Farrell was apparently Boston's choice to replace Francona after the 2011 season, but the Red Sox couldn't come to an agreement with the Jays on compensation.

Now with both their seasons long over and Boston with a managerial hole to fill, the Jays and Red Sox are talking again.

The Boston Globe's Nick Cafardo reported yesterday:

From what we've been able to piece together, the discussions have begun at the ownership level, but the compensation names will have to be resolved by the general managers, Ben Cherington and Alex Anthopoulos. No indication whether it has reached that stage.

If you're the Red Sox, you're trying to use the White Sox-Marlins deal for Ozzie Guillen as a parameter for compensation. The Marlins gave up a couple of mid-level prospects for the White Sox to release Guillen from his contract. At the time, the White Sox were considering a change anyway, so they got what they could and moved on to Robin Ventura.

Anthopoulos has a different set of issues. The Red Sox are divisional rivals, so he has to receive something that would appease the masses in Toronto, where the team seems perennially on the cusp but never able to get over the hump.

And that's where these apparent talks have always stopped as the Jays have been unable to come to an agreement with the Red Sox on who they'd receive in return for sending their manager over.

As Shi Davidi wrote in his column at Sportsnet.ca late Thursday evening, the Jays have done just about everything to prove their commitment to Farrell including changing a team policy last season that would prevent contracted employees from making lateral moves and standing behind Farrell after a disappointing 73-89 season.

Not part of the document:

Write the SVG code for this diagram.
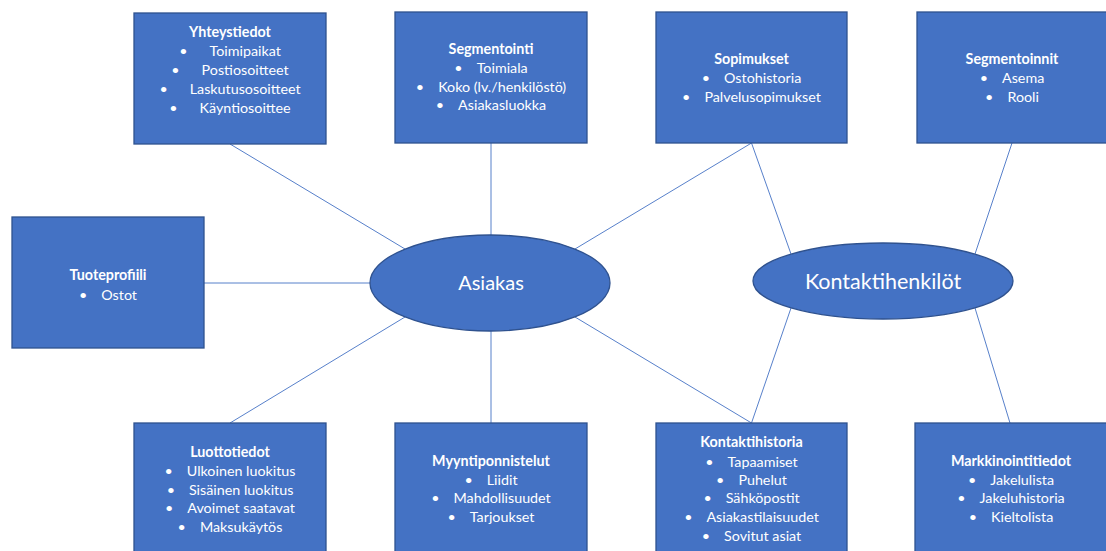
<svg xmlns="http://www.w3.org/2000/svg" width="1106" height="551" viewBox="0 0 1106 551">
  <style>
    .box { fill: #4472C4; stroke: #2F528F; stroke-width: 1.3; }
    .ell { fill: #4472C4; stroke: #2F528F; stroke-width: 1.3; }
    .link { stroke: #4472C4; stroke-width: 0.9; fill: none; }
    text { font-family: Lato, "Liberation Sans", sans-serif; fill: #FFFFFF; text-anchor: middle; }
    .t { font-size: 14.3px; font-weight: bold; }
    .i { font-size: 14.3px; }
    .big { font-size: 20px; }
    .big2 { font-size: 21.5px; }
  </style>
  <rect width="1106" height="551" fill="#FFFFFF"/>

  <g id="connectors">
    <line class="link" x1="230" y1="144" x2="405" y2="249"/>
    <line class="link" x1="491" y1="143" x2="491" y2="235"/>
    <line class="link" x1="751.5" y1="143" x2="575" y2="249"/>
    <line class="link" x1="751.5" y1="143" x2="791" y2="254"/>
    <line class="link" x1="1012" y1="143" x2="975" y2="254"/>
    <line class="link" x1="204" y1="283" x2="370" y2="283"/>
    <line class="link" x1="230" y1="423" x2="405" y2="317"/>
    <line class="link" x1="491" y1="423" x2="491" y2="331"/>
    <line class="link" x1="751.5" y1="423" x2="575" y2="317"/>
    <line class="link" x1="751.5" y1="423" x2="791" y2="308"/>
    <line class="link" x1="1010" y1="423" x2="975" y2="308"/>
  </g>

  <g id="yhteystiedot">
    <rect class="box" x="134" y="13" width="192" height="131"/>
    <text class="t" x="230" y="37">Yhteystiedot</text>
    <text class="i" x="230" y="56">•<tspan dx="22">Toimipaikat</tspan></text>
    <text class="i" x="230" y="75">•<tspan dx="22">Postiosoitteet</tspan></text>
    <text class="i" x="230" y="94">•<tspan dx="22">Laskutusosoitteet</tspan></text>
    <text class="i" x="230" y="113">•<tspan dx="22">Käyntiosoittee</tspan></text>
  </g>

  <g id="segmentointi">
    <rect class="box" x="395" y="12" width="192" height="131"/>
    <text class="t" x="491" y="54">Segmentointi</text>
    <text class="i" x="491" y="73">•<tspan dx="14">Toimiala</tspan></text>
    <text class="i" x="491" y="92">•<tspan dx="14">Koko (lv./henkilöstö)</tspan></text>
    <text class="i" x="491" y="110">•<tspan dx="14">Asiakasluokka</tspan></text>
  </g>

  <g id="sopimukset">
    <rect class="box" x="656" y="12" width="191" height="131"/>
    <text class="t" x="751.5" y="64">Sopimukset</text>
    <text class="i" x="751.5" y="83">•<tspan dx="14">Ostohistoria</tspan></text>
    <text class="i" x="751.5" y="102">•<tspan dx="14">Palvelusopimukset</tspan></text>
  </g>

  <g id="segmentoinnit">
    <rect class="box" x="917" y="12" width="192" height="131"/>
    <text class="t" x="1012" y="64">Segmentoinnit</text>
    <text class="i" x="1012" y="83">•<tspan dx="14">Asema</tspan></text>
    <text class="i" x="1012" y="102">•<tspan dx="14">Rooli</tspan></text>
  </g>

  <g id="tuoteprofiili">
    <rect class="box" x="12" y="217" width="192" height="131"/>
    <text class="t" x="108" y="280">Tuoteprofiili</text>
    <text class="i" x="108" y="300">•<tspan dx="14">Ostot</tspan></text>
  </g>

  <g id="asiakas">
    <ellipse class="ell" cx="490" cy="283" rx="120" ry="48"/>
    <text class="big" x="491" y="290">Asiakas</text>
  </g>

  <g id="kontaktihenkilot">
    <ellipse class="ell" cx="883" cy="281" rx="130" ry="38"/>
    <text class="big2" x="883" y="289">Kontaktihenkilöt</text>
  </g>

  <g id="luottotiedot">
    <rect class="box" x="134" y="423" width="192" height="135"/>
    <text class="t" x="230" y="457">Luottotiedot</text>
    <text class="i" x="230" y="476">•<tspan dx="14">Ulkoinen luokitus</tspan></text>
    <text class="i" x="230" y="495">•<tspan dx="14">Sisäinen luokitus</tspan></text>
    <text class="i" x="230" y="513">•<tspan dx="14">Avoimet saatavat</tspan></text>
    <text class="i" x="230" y="532">•<tspan dx="14">Maksukäytös</tspan></text>
  </g>

  <g id="myyntiponnistelut">
    <rect class="box" x="395" y="423" width="192" height="135"/>
    <text class="t" x="491" y="466">Myyntiponnistelut</text>
    <text class="i" x="491" y="485">•<tspan dx="14">Liidit</tspan></text>
    <text class="i" x="491" y="503">•<tspan dx="14">Mahdollisuudet</tspan></text>
    <text class="i" x="491" y="522">•<tspan dx="14">Tarjoukset</tspan></text>
  </g>

  <g id="kontaktihistoria">
    <rect class="box" x="656" y="423" width="191" height="135"/>
    <text class="t" x="751.5" y="447">Kontaktihistoria</text>
    <text class="i" x="751.5" y="467">•<tspan dx="14">Tapaamiset</tspan></text>
    <text class="i" x="751.5" y="485">•<tspan dx="14">Puhelut</tspan></text>
    <text class="i" x="751.5" y="503">•<tspan dx="14">Sähköpostit</tspan></text>
    <text class="i" x="751.5" y="522">•<tspan dx="14">Asiakastilaisuudet</tspan></text>
    <text class="i" x="751.5" y="541">•<tspan dx="14">Sovitut asiat</tspan></text>
  </g>

  <g id="markkinointitiedot">
    <rect class="box" x="915" y="423" width="194" height="135"/>
    <text class="t" x="1011" y="466">Markkinointitiedot</text>
    <text class="i" x="1011" y="485">•<tspan dx="14">Jakelulista</tspan></text>
    <text class="i" x="1011" y="503">•<tspan dx="14">Jakeluhistoria</tspan></text>
    <text class="i" x="1011" y="522">•<tspan dx="14">Kieltolista</tspan></text>
  </g>
</svg>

Davidi believes that if talks are progressing and if a trade does end up going down than the compensation the Jays receive for Farrell "better be good, damn good." He wrote:

To accept anything less than a significant player who can help on the field immediately, or a desirable prospect that can be peddled elsewhere to get some immediate reinforcements, would be an embarrassment for the Blue Jays, who have done little to shut down a steady campaign by a divisional rival aimed at poaching a key staff member.

They simply cannot come out of such a deal without exacting a painful price from the Red Sox, given that Anthopoulos has already gone on record to say the team has more important work to do than conduct another manager search, and that Farrell may proceed to steady a club they'll be directly competing against next year.

Further, there is an important strategic value to all the proprietary information Farrell would take back with him to Boston, providing the Red Sox a valuable window into how the Blue Jays operate.

Finally, they need an optic win to deter other teams from trying to lure other Blue Jays employees over for similar lateral shifts, to keep them from looking like a training ground for one of the game's financial Goliaths, and to not look weak before the free agents they intend to pursue this winter. An ideal sales pitch doesn't include: "Come to Toronto, this manager won't flee to help our direct opposition."

And so Alex Anthopoulos and Jays management need to make a call. They need to determine who they would want from the Red Sox — whether it be Clay Buchholz, Daniel Bard, or anybody else on the roster — as compensation for Farrell and they need to stick by it and accept nothing less. Otherwise they'll appear weak and look like nothing more than a smaller market team being bullied by one of the games most storied franchises.